The boycott.—The boycott is a comparatively recent device for enlarging the field of combat to include not only the employés of an establishment but the consumers of its products. This is especially applicable to those industries the products of which are largely consumed by wage-earners, whose sympathies can be depended upon to carry it out. It asks all sympathizers to refuse to purchase products from the employer or firm attacked. A great bakery, for instance, can easily be ruined by a boycott, if its customers are chiefly wage-earners. It is easily applied in cases where custom has allowed the use of a label from some organization of workers. It has been attempted with some success against a railroad so related to other roads as to require the services of sympathizers with its striking employés to carry its freight to final destination.

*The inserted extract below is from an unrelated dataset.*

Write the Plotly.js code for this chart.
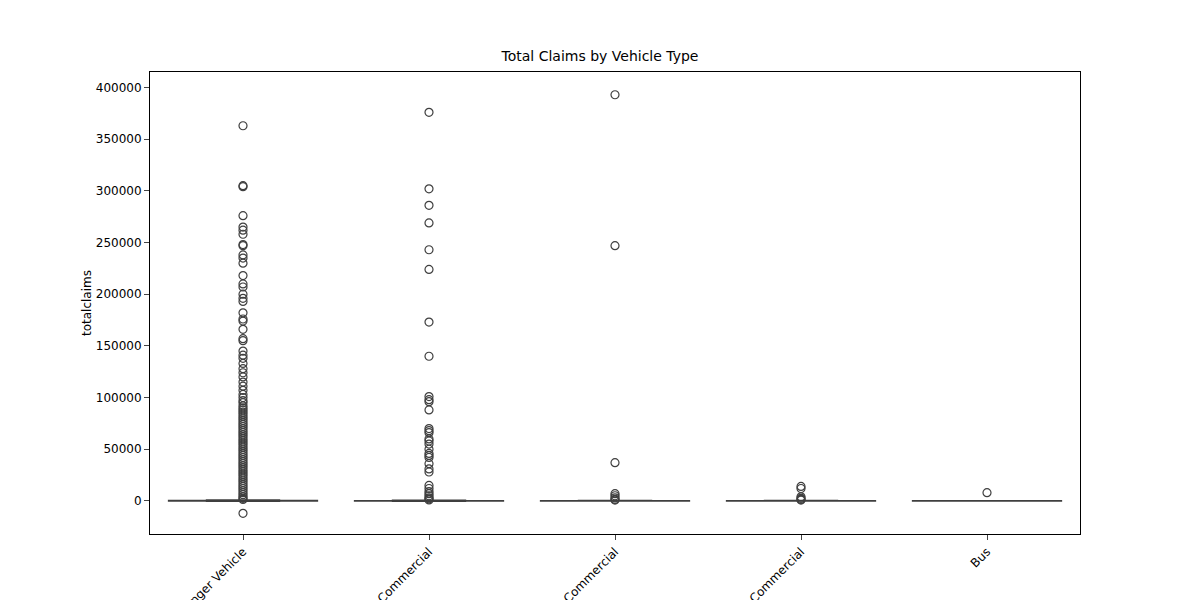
<!DOCTYPE html>
<html><head><script src="https://cdn.plot.ly/plotly-3.0.1.min.js"></script></head>
<body style="margin:0"><div id="c" style="width:1200px;height:600px"></div>
<script>
const categories = ["Passenger Vehicle","Medium Commercial","Heavy Commercial","Light Commercial","Bus"];
const q1 = [0,0,0,0,0], med = [0,0,0,0,0], q3 = [300,200,150,100,50];
const lowF = [-300,-200,-150,-100,-50], upF = [900,600,500,300,150];
const outPassenger = [-12000,363000,305000,304000,276000,265000,262000,258000,248000,247000,238000,235000,230000,218000,210000,207000,200000,196000,193000,182000,176000,174000,166000,157000,155000,145000,141000,138000,133000,128000,124000,120000,115000,111000,107000,103000,100000,97000,95000,92000,90000,88000,86000,84000,82000,80000,78000,76000,74000,72000,70000,68000,66000,64000,62000,60000,58000,56000,54000,52000,50000,48000,46000,44000,42000,40000,38000,36000,34000,32000,30000,28000,26000,24000,22000,20000,18000,16000,14000,12000,10000,8000,6000,4000,2500,1500];
const outMedium = [376000,302000,286000,269000,243000,224000,173000,140000,101000,98000,96000,88000,70000,68000,66000,60000,58000,55000,50000,46000,44000,42000,36000,31000,28000,15000,12000,9000,7000,5000,3000,2000,1000];
const outHeavy = [393000,247000,37000,7000,5000,3000,1500,800];
const outLight = [14000,12000,4000,2500,1500,800];
const outBus = [8000];
const outs = [outPassenger,outMedium,outHeavy,outLight,outBus];
const col = '#3f3f3f';
const traces = [{type:'box', x:categories, q1:q1, median:med, q3:q3, lowerfence:lowF, upperfence:upF,
  line:{color:col,width:1.5}, fillcolor:'#3f3f3f', width:0.8, showlegend:false, hoverinfo:'skip'}];
outs.forEach((o,i)=>traces.push({type:'scatter',mode:'markers',x:o.map(()=>categories[i]),y:o,showlegend:false,
  marker:{symbol:'circle-open',size:8,color:col,line:{width:1.2,color:col}}}));
Plotly.newPlot('c',traces,{
  width:1200,height:600,plot_bgcolor:'white',paper_bgcolor:'white',
  font:{family:'DejaVu Sans',size:12,color:'black'},
  title:{text:'Total Claims by Vehicle Type',x:0.5,y:0.915,font:{size:14}},
  margin:{l:150,r:120,t:72,b:66},
  xaxis:{type:'category',range:[-0.5,4.5],tickangle:-45,showline:true,mirror:true,linecolor:'black',ticks:'outside',automargin:false,showgrid:false},
  yaxis:{title:{text:'totalclaims',font:{size:12}},range:[-32000,415000],dtick:50000,tickformat:'d',showline:true,mirror:true,linecolor:'black',ticks:'outside',showgrid:false,zeroline:false,automargin:false}
},{displayModeBar:false});
</script></body></html>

An instance of its widest application is in an effort to persuade the people of a city to refuse to patronize the street-car system.
The warlike nature of this method is apparent in [pg 263] the effort to use terror as one means of persuasion. In this case it uniformly overreaches itself in destroying public sympathy with the strikers. That it has a possible place in the struggle of wage-earners for their rights cannot be disputed, since it corresponds with the nature of a blockade or a siege in other warfare. But its nature as a method of warfare is equally clear, and its use in the interests of humanity belongs, with all war, as a last resort.